Once the site assessment is complete, component selection becomes the next critical decision — particularly for flow measurement. Every calibration event or sensor failure that puts the flow monitor out of control disables mass emission reporting for that period, with direct compliance consequences.

OSI's OFS-2000 scintillation-based flow sensor addresses this directly. Its design minimizes the maintenance interventions that trigger out-of-control periods:

  • No moving parts and no field calibration requirement
  • MTBF exceeding 80,000 hours
  • Standard RS-232 and MODBUS RTU communication
  • Optional RS-485, Ethernet, and cellular modem configurations for DAHS integration

OSI also provides field engineering and systems integration support for connecting OFS sensors into existing CEMS shelter infrastructure.


Frequently Asked Questions

What is CEMS in a power plant?

CEMS stands for Continuous Emission Monitoring System — a mandatory set of analyzers, flow sensors, and data software that measures stack gas pollutants (SO₂, NOₓ, CO₂, volumetric flow, and others) in real time. Under 40 CFR Part 75, it is a legal requirement for fossil-fuel units serving generators greater than 25 MW.

What is the function of CEMS?

CEMS serves two core functions: continuous compliance documentation (generating the hourly emission rate data reported to EPA quarterly) and operational feedback (giving plant operators real-time data to optimize combustion and minimize pollutant formation).

What is the difference between CEMS and PEMS?

CEMS uses direct physical measurement of flue gas via analyzers on or connected to the stack. PEMS (Predictive Emission Monitoring System) uses process parameters — fuel flow, load, temperature — fed into a model to estimate emissions without direct measurement, and is permitted only in limited contexts under separate EPA protocols. It is not a substitute for Part 75 CEMS where direct monitoring is required.

What gases does a CEMS monitor in a power plant?

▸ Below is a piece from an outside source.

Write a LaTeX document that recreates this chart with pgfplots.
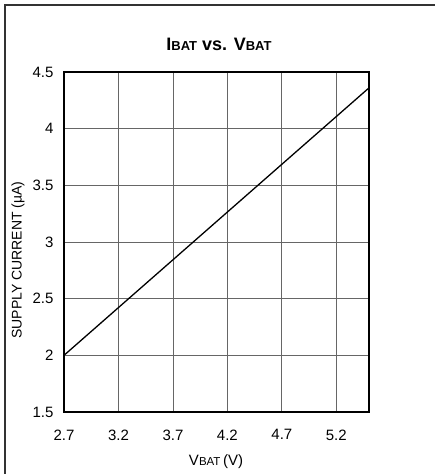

Primary parameters include SO₂, NOₓ, CO₂, O₂ (diluent), stack gas volumetric flow, opacity or particulate matter, and mercury (required for coal- and oil-fired units under MATS, 40 CFR Part 63 Subpart UUUUU). Exact requirements vary by unit type and applicable regulatory subpart.

What is a RATA test for CEMS?

A Relative Accuracy Test Audit is an independent performance evaluation where a certified reference method runs simultaneously alongside the plant CEMS. Results are compared, and the CEMS must achieve relative accuracy within 10.0% (or applicable alternative threshold) to remain certified for compliance use.

How often does CEMS data need to be reported to the EPA?

Under 40 CFR 75.64, hourly data must be recorded continuously and submitted to EPA's Clean Air Markets Division within 30 days after each calendar quarter ends. All operating hours — including startups, shutdowns, and out-of-control periods — must be accounted for in that report.